### DATA PROVIDED
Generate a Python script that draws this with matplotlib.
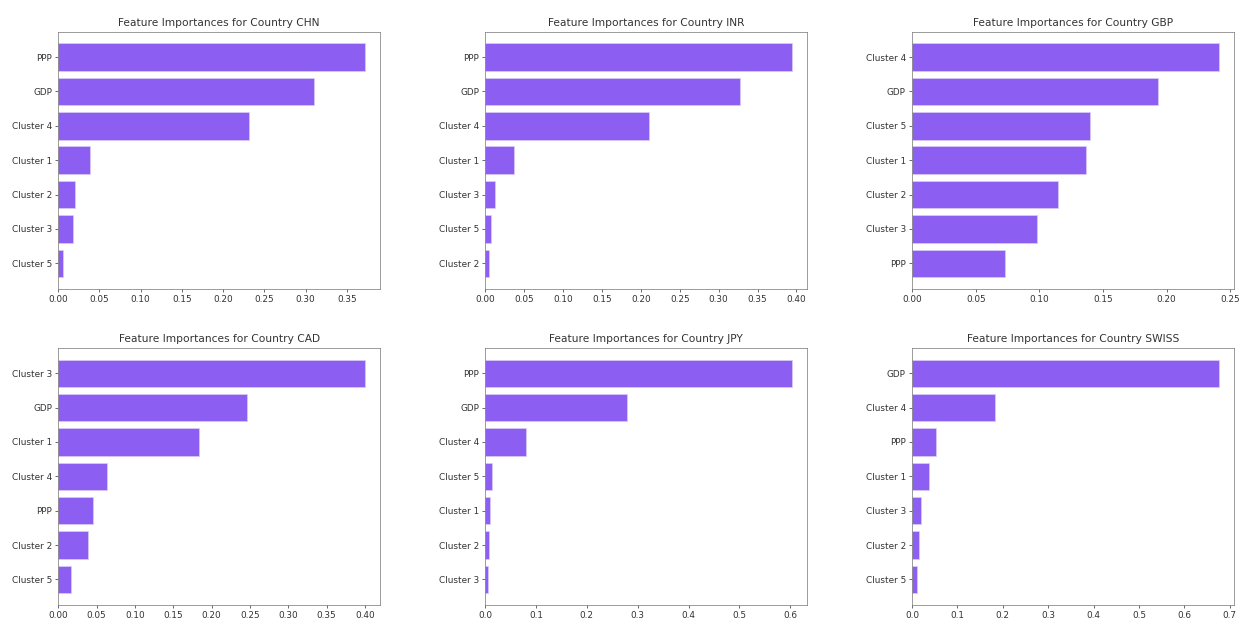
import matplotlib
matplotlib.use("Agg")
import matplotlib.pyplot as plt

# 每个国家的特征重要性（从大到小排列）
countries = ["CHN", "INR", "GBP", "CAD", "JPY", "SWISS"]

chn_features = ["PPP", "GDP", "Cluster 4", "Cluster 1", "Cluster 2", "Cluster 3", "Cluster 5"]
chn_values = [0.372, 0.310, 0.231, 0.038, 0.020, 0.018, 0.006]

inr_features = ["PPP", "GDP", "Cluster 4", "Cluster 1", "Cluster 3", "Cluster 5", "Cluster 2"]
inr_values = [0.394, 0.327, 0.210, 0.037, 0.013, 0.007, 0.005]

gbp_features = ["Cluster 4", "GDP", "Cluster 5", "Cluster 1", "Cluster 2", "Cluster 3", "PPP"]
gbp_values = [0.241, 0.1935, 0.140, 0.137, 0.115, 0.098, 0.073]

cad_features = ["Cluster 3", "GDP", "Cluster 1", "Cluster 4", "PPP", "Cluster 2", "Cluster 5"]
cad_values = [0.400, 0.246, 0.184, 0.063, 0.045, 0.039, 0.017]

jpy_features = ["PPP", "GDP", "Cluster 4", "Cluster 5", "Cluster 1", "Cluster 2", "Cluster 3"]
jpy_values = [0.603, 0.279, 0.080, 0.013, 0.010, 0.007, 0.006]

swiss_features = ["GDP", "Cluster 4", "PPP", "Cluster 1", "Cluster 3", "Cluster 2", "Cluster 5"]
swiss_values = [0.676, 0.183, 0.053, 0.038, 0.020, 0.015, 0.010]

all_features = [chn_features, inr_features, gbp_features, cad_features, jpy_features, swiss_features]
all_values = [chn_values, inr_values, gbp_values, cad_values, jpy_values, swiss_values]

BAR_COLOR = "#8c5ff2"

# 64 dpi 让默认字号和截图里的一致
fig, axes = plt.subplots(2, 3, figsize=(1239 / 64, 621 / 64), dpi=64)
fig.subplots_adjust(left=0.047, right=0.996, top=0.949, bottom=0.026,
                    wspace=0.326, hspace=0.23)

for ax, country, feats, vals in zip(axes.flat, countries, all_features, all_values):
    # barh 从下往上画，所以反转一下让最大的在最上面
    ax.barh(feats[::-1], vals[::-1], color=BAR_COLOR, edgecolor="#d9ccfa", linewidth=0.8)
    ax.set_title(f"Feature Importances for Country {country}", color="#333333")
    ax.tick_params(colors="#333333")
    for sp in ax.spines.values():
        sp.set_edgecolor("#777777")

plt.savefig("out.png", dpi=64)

### TASK
Repeat, exactly and in full, each line from the start of the data to the line that contains "chn_values = [0.372, 0.310, 0.231, 0.038, 0.020, 0.018, 0.006]". Pictures do not go in.

### EXERCISE ANSWER
Generate a Python script that draws this with matplotlib.
import matplotlib
matplotlib.use("Agg")
import matplotlib.pyplot as plt

# 每个国家的特征重要性（从大到小排列）
countries = ["CHN", "INR", "GBP", "CAD", "JPY", "SWISS"]

chn_features = ["PPP", "GDP", "Cluster 4", "Cluster 1", "Cluster 2", "Cluster 3", "Cluster 5"]
chn_values = [0.372, 0.310, 0.231, 0.038, 0.020, 0.018, 0.006]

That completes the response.